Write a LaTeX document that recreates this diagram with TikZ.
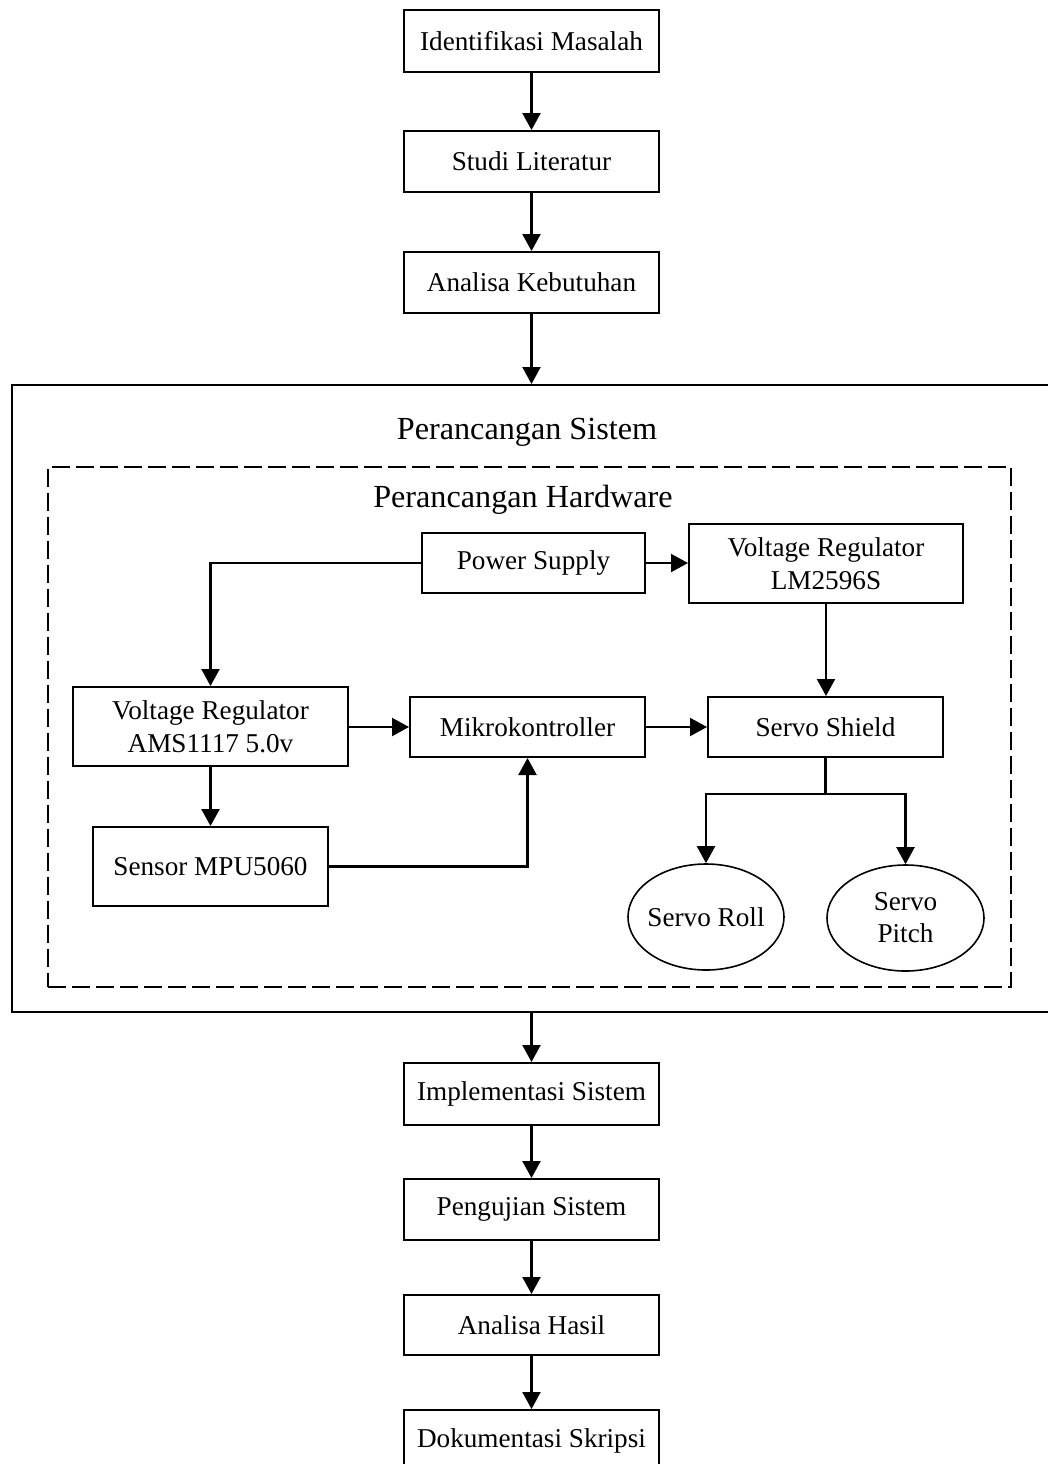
\documentclass[tikz,border=0pt]{standalone}
\usepackage{fontspec}
\setmainfont{Liberation Serif}
\usetikzlibrary{arrows.meta,calc,shapes.geometric}
\begin{document}
\begin{tikzpicture}[x=0.5pt,y=-0.5pt,
  box/.style={draw,line width=1pt,inner sep=0pt,align=center,font=\fontsize{13.6}{16.5}\selectfont},
  oval/.style={draw,ellipse,line width=0.8pt,inner ysep=0pt,inner xsep=-2pt,align=center,font=\fontsize{13.6}{16}\selectfont},
  title/.style={inner sep=0pt,font=\fontsize{16.1}{19}\selectfont},
  conn/.style={line width=1.1pt,-{Triangle[length=8.5pt,width=9pt]}},
  line/.style={line width=1.1pt}]
\useasboundingbox (0,0) rectangle (1048,1464);
\clip (0,0) rectangle (1048,1464);
% top flow
\node[box,minimum width=127.5pt,minimum height=31pt] (idm) at (531.5,41) {Identifikasi Masalah};
\node[box,minimum width=127.5pt,minimum height=30.5pt] (studi) at (531.5,161.5) {Studi Literatur};
\node[box,minimum width=127.5pt,minimum height=30.5pt] (akeb) at (531.5,282.5) {Analisa Kebutuhan};
% containers
\node[draw,line width=1pt,minimum width=524pt,minimum height=313.5pt,inner sep=0pt] (sistem) at (536,698.5) {};
\node[title] (tsis) at (527,432) {Perancangan Sistem};
\node[draw,line width=1pt,dash pattern=on 9pt off 3pt,minimum width=481.5pt,minimum height=260pt,inner sep=0pt] (hw) at (529.5,727) {};
\node[title] (thw) at (523,500) {Perancangan Hardware};
% hardware blocks
\node[box,minimum width=111.5pt,minimum height=30pt] (ps) at (533.5,563) {Power Supply};
\node[box,minimum width=137pt,minimum height=39.5pt] (lm) at (826,563.5) {Voltage Regulator\\LM2596S};
\node[box,minimum width=137.5pt,minimum height=39.5pt] (ams) at (210.5,726.5) {Voltage Regulator\\AMS1117 5.0v};
\node[box,minimum width=117.5pt,minimum height=30pt] (mikro) at (527.5,727) {Mikrokontroller};
\node[box,minimum width=117.5pt,minimum height=30pt] (shield) at (825.5,727) {Servo Shield};
\node[box,minimum width=117.5pt,minimum height=39.5pt] (mpu) at (210.5,866.5) {Sensor MPU5060};
\node[oval,minimum width=78pt,minimum height=53pt] (roll) at (706,917) {Servo Roll};
\node[oval,minimum width=78.5pt,minimum height=53pt] (pitch) at (905.5,918) {Servo\\Pitch};
% bottom flow
\node[box,minimum width=127.5pt,minimum height=31pt] (impl) at (531.5,1094) {Implementasi Sistem};
\node[box,minimum width=127.5pt,minimum height=30.5pt] (uji) at (531.5,1209.5) {Pengujian Sistem};
\node[box,minimum width=127.5pt,minimum height=30pt] (hasil) at (531.5,1325) {Analisa Hasil};
\node[box,minimum width=127.5pt,minimum height=31pt] (dok) at (531.5,1441) {Dokumentasi Skripsi};
% connectors
\draw[conn] (idm.south) -- (studi.north);
\draw[conn] (studi.south) -- (akeb.north);
\draw[conn] (akeb.south) -- (akeb.south |- sistem.north);
\draw[conn] (impl.north |- sistem.south) -- (impl.north);
\draw[conn] (impl.south) -- (uji.north);
\draw[conn] (uji.south) -- (hasil.north);
\draw[conn] (hasil.south) -- (dok.north);
\draw[conn] (ps.east) -- (ps.east -| lm.west);
\draw[conn] (ps.west) -| (ams.north);
\draw[conn] (lm.south) -- (lm.south |- shield.north);
\draw[conn] (ams.east |- mikro.west) -- (mikro.west);
\draw[conn] (mikro.east) -- (shield.west);
\draw[conn] (ams.south) -- (mpu.north);
\draw[conn] (mpu.east) -| (mikro.south);
\coordinate (split) at ($(shield.south)+(0,36)$);
\draw[line] (shield.south) -- (split);
\draw[conn] (split) -| (roll.north);
\draw[conn] (split) -| (pitch.north);
\end{tikzpicture}
\end{document}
——
#### [What you have to do]
Output an exact copy of the material, with the pictures removed.

#### [Exercise result]
Write a LaTeX document that recreates this diagram with TikZ.
\documentclass[tikz,border=0pt]{standalone}
\usepackage{fontspec}
\setmainfont{Liberation Serif}
\usetikzlibrary{arrows.meta,calc,shapes.geometric}
\begin{document}
\begin{tikzpicture}[x=0.5pt,y=-0.5pt,
  box/.style={draw,line width=1pt,inner sep=0pt,align=center,font=\fontsize{13.6}{16.5}\selectfont},
  oval/.style={draw,ellipse,line width=0.8pt,inner ysep=0pt,inner xsep=-2pt,align=center,font=\fontsize{13.6}{16}\selectfont},
  title/.style={inner sep=0pt,font=\fontsize{16.1}{19}\selectfont},
  conn/.style={line width=1.1pt,-{Triangle[length=8.5pt,width=9pt]}},
  line/.style={line width=1.1pt}]
\useasboundingbox (0,0) rectangle (1048,1464);
\clip (0,0) rectangle (1048,1464);
% top flow
\node[box,minimum width=127.5pt,minimum height=31pt] (idm) at (531.5,41) {Identifikasi Masalah};
\node[box,minimum width=127.5pt,minimum height=30.5pt] (studi) at (531.5,161.5) {Studi Literatur};
\node[box,minimum width=127.5pt,minimum height=30.5pt] (akeb) at (531.5,282.5) {Analisa Kebutuhan};
% containers
\node[draw,line width=1pt,minimum width=524pt,minimum height=313.5pt,inner sep=0pt] (sistem) at (536,698.5) {};
\node[title] (tsis) at (527,432) {Perancangan Sistem};
\node[draw,line width=1pt,dash pattern=on 9pt off 3pt,minimum width=481.5pt,minimum height=260pt,inner sep=0pt] (hw) at (529.5,727) {};
\node[title] (thw) at (523,500) {Perancangan Hardware};
% hardware blocks
\node[box,minimum width=111.5pt,minimum height=30pt] (ps) at (533.5,563) {Power Supply};
\node[box,minimum width=137pt,minimum height=39.5pt] (lm) at (826,563.5) {Voltage Regulator\\LM2596S};
\node[box,minimum width=137.5pt,minimum height=39.5pt] (ams) at (210.5,726.5) {Voltage Regulator\\AMS1117 5.0v};
\node[box,minimum width=117.5pt,minimum height=30pt] (mikro) at (527.5,727) {Mikrokontroller};
\node[box,minimum width=117.5pt,minimum height=30pt] (shield) at (825.5,727) {Servo Shield};
\node[box,minimum width=117.5pt,minimum height=39.5pt] (mpu) at (210.5,866.5) {Sensor MPU5060};
\node[oval,minimum width=78pt,minimum height=53pt] (roll) at (706,917) {Servo Roll};
\node[oval,minimum width=78.5pt,minimum height=53pt] (pitch) at (905.5,918) {Servo\\Pitch};
% bottom flow
\node[box,minimum width=127.5pt,minimum height=31pt] (impl) at (531.5,1094) {Implementasi Sistem};
\node[box,minimum width=127.5pt,minimum height=30.5pt] (uji) at (531.5,1209.5) {Pengujian Sistem};
\node[box,minimum width=127.5pt,minimum height=30pt] (hasil) at (531.5,1325) {Analisa Hasil};
\node[box,minimum width=127.5pt,minimum height=31pt] (dok) at (531.5,1441) {Dokumentasi Skripsi};
% connectors
\draw[conn] (idm.south) -- (studi.north);
\draw[conn] (studi.south) -- (akeb.north);
\draw[conn] (akeb.south) -- (akeb.south |- sistem.north);
\draw[conn] (impl.north |- sistem.south) -- (impl.north);
\draw[conn] (impl.south) -- (uji.north);
\draw[conn] (uji.south) -- (hasil.north);
\draw[conn] (hasil.south) -- (dok.north);
\draw[conn] (ps.east) -- (ps.east -| lm.west);
\draw[conn] (ps.west) -| (ams.north);
\draw[conn] (lm.south) -- (lm.south |- shield.north);
\draw[conn] (ams.east |- mikro.west) -- (mikro.west);
\draw[conn] (mikro.east) -- (shield.west);
\draw[conn] (ams.south) -- (mpu.north);
\draw[conn] (mpu.east) -| (mikro.south);
\coordinate (split) at ($(shield.south)+(0,36)$);
\draw[line] (shield.south) -- (split);
\draw[conn] (split) -| (roll.north);
\draw[conn] (split) -| (pitch.north);
\end{tikzpicture}
\end{document}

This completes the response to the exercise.